Pick up the trail signs at Riverside Road in Combwich, passing the Anchor Inn before hitting a track along the high west river bank. From a once thriving fishing fleet, only one man, Brendan Sellick, still fishes these treacherous mud reaches, using an ingenious rope-hauled wooden sledge. The fruits of his labours are on sale at Stelford Fish, just down the coast.

A mile along the bank high and low paths converge. At the next gate, turn left down the bank onto a marked track, traversing the drained flatland for a mile until a metalled road at Bowells Farm.

Cross over and walk through the English Nature car park to reach the shingle bank which will lead you round to the head of the estuary.

The signs warn of fast-rising tides and stray shells (the Bay was used as a Second World War range), soon forgotten in a seemingly endless wilderness of mudflat, sea and sky. In an east wind, for a human, Steart Island can be the coldest, loneliest place on Earth.

Yet a mile across the water lies the proudly preserved Victorian frontage of Burnham-on-Sea, complete with pier.

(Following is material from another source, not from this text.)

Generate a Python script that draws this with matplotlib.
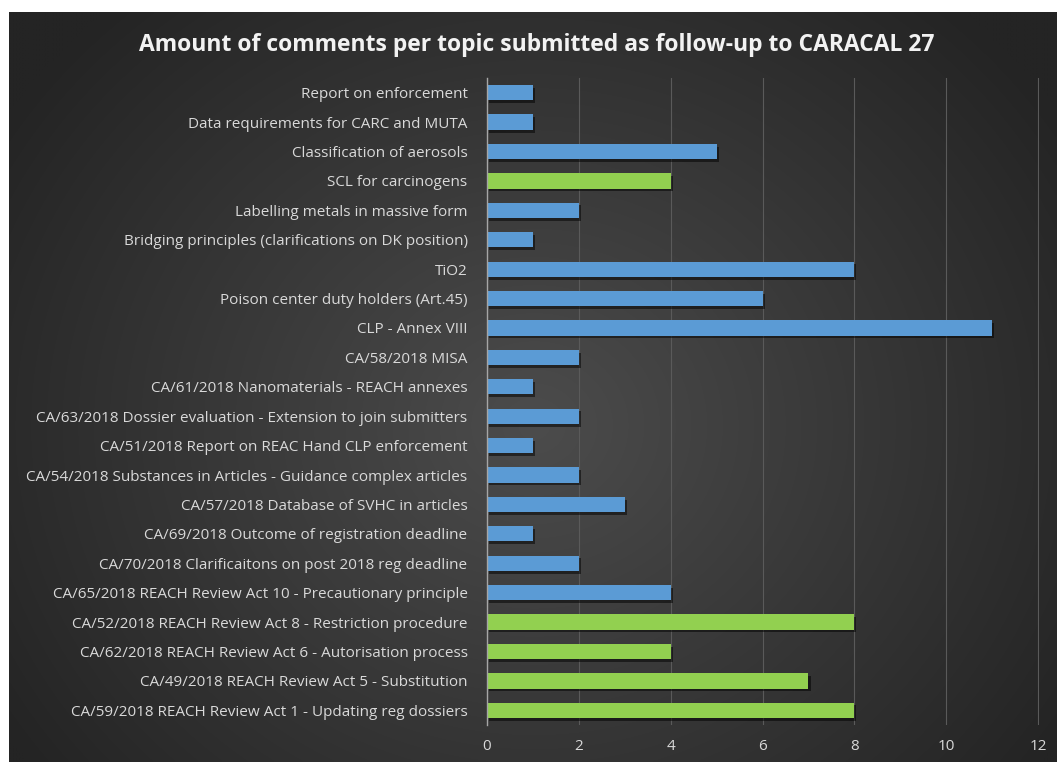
import numpy as np
import matplotlib
matplotlib.use("Agg")
import matplotlib.pyplot as plt
import matplotlib.patheffects as pe

categories = [
    "Report on enforcement",
    "Data requirements for CARC and MUTA",
    "Classification of aerosols",
    "SCL for carcinogens",
    "Labelling metals in massive form",
    "Bridging principles (clarifications on DK position)",
    "TiO2",
    "Poison center duty holders (Art.45)",
    "CLP - Annex VIII",
    "CA/58/2018 MISA",
    "CA/61/2018 Nanomaterials - REACH annexes",
    "CA/63/2018 Dossier evaluation - Extension to join submitters",
    "CA/51/2018 Report on REAC Hand CLP enforcement",
    "CA/54/2018 Substances in Articles - Guidance complex articles",
    "CA/57/2018 Database of SVHC in articles",
    "CA/69/2018 Outcome of registration deadline",
    "CA/70/2018 Clarificaitons on post 2018 reg deadline",
    "CA/65/2018 REACH Review Act 10 - Precautionary principle",
    "CA/52/2018 REACH Review Act 8 - Restriction procedure",
    "CA/62/2018 REACH Review Act 6 - Autorisation process",
    "CA/49/2018 REACH Review Act 5 - Substitution",
    "CA/59/2018 REACH Review Act 1 - Updating reg dossiers",
]
values = [1, 1, 5, 4, 2, 1, 8, 6, 11, 2, 1, 2, 1, 2, 3, 1, 2, 4, 8, 4, 7, 8]
highlight = [False, False, False, True, False, False, False, False, False, False, False,
             False, False, False, False, False, False, False, True, True, True, True]
xticks = [0, 2, 4, 6, 8, 10, 12]
title = "Amount of comments per topic submitted as follow-up to CARACAL 27"

BLUE = "#5b9bd5"
GREEN = "#92d050"

W, H = 1057, 762
fig = plt.figure(figsize=(W / 100, H / 100), dpi=100)
fig.patch.set_facecolor("white")

# background with radial gradient
bx0, by1 = 9 / W, 1 - 12 / H
bg = fig.add_axes([bx0, 0, 1 - bx0, by1])
ny, nx = 300, 420
yy, xx = np.mgrid[0:ny, 0:nx]
cx, cy = nx * 0.5, ny * 0.55
r = np.sqrt(((xx - cx) / (nx * 0.6)) ** 2 + ((yy - cy) / (ny * 0.75)) ** 2)
r = np.clip(r, 0, 1)
inner = np.array([0x4c, 0x4c, 0x4c]) / 255
outer = np.array([0x24, 0x24, 0x24]) / 255
img = inner[None, None, :] * (1 - r[..., None]) + outer[None, None, :] * r[..., None]
bg.imshow(img, aspect="auto", extent=[0, 1, 0, 1], interpolation="bilinear")
bg.set_axis_off()

# main axes
ax_left = 487 / W
ax_right = 1039 / W
ax_top = 1 - 78 / H
ax_bottom = 1 - 725 / H
ax = fig.add_axes([ax_left, ax_bottom, ax_right - ax_left, ax_top - ax_bottom])
ax.set_facecolor("none")

y = np.arange(len(categories))
colors = [GREEN if h else BLUE for h in highlight]
bars = ax.barh(y, values, height=0.52, color=colors, zorder=3)
for b in bars:
    b.set_path_effects([pe.SimplePatchShadow(offset=(1.5, -2), shadow_rgbFace="black", alpha=0.5),
                        pe.Normal()])

ax.set_ylim(len(categories) - 0.5, -0.5)
ax.set_xlim(0, 12.02)
ax.set_yticks(y)
ax.set_yticklabels(categories, fontfamily="Open Sans", fontsize=11, color="#d9d9d9")
ax.set_xticks(xticks)
ax.set_xticklabels([str(t) for t in xticks], fontfamily="Open Sans", fontsize=11, color="#d9d9d9")
ax.tick_params(axis="y", length=0, pad=14)
ax.tick_params(axis="x", length=0, pad=10)

ax.grid(axis="x", color="#5a5a5a", linewidth=0.8, zorder=0)
ax.set_axisbelow(True)
for s in ["top", "right", "bottom"]:
    ax.spines[s].set_visible(False)
ax.spines["left"].set_color("#a6a6a6")
ax.spines["left"].set_linewidth(1.0)
ax.spines["left"].set_zorder(4)

fig.text(537 / W, 1 - 45 / H, title, ha="center", va="center",
         fontfamily="Open Sans", fontweight="bold", fontsize=16.5, color="#f2f2f2")

fig.savefig("out.png", dpi=100, facecolor=fig.get_facecolor())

Behind it, the ghastly drumlin of Brent Knoll. Continue along the estuary to ascend the steps of the mighty 30-foot new clapboard bird tower. From here a strange and haunting landscape lies before you.

The low-lying Steart and Fenning islands, the Parrett's final line of defence against the Bristol Channel, are an internationally important wetland.

Bring binoculars for a vigil, or marvel at the patience of the "twitchers" who have added their sightings to the hide's rapidly filling log. "10,000 black-headed gulls, arriving at the rate of 600 per 10 minutes" notes one. 'Two common scoter, attacked by peregrine. V. windy, tower shaking"notes another more ominously.

Other hides cling to shingle banks where the channel widens, havens as a brilliant winter light bounces across the silt and the sea. On Stert Flats in sunshine, light shimmers like nowhere else.

The return path heads over a stile, leading towards the first of Steart's farmhouses, built with its back to the sea. Defences have been established here since the 12th Century. After a near-disastrous flood in 1981, the walls were raised another half metre.

Continue to the metalled road, the car park a half mile away. Turn left at Dowells Farm to retrace your route to Combwich. "Di welcomes all" proclaims the sign outside the 16th-Century inn the Old Ship Aground. Parrett Trail finishers celebrate here, with '"warmers" available all day by a roaring log fire.

A few hours later, while thousands of us enjoy the heat and bustle of the Carnival, the tide will again reclaim the mudflats. And the durlins, the godwits and the shearwaters, Somerset's other winter locals, will carry on reclaiming their home.

Burnham and Highbridge Carnival takes place on 10 November, starting at 7pm. There will also be a firework display on the Esplanade tonight, again at at 7pm. Other Somerset Carnival processions follow at Glastonbury, Wells and Shepton Mallet.

The walk area is covered by the excellent Ornance Survey 1:25000 map Explorer 22, the Quantock Hills and Bridgwater.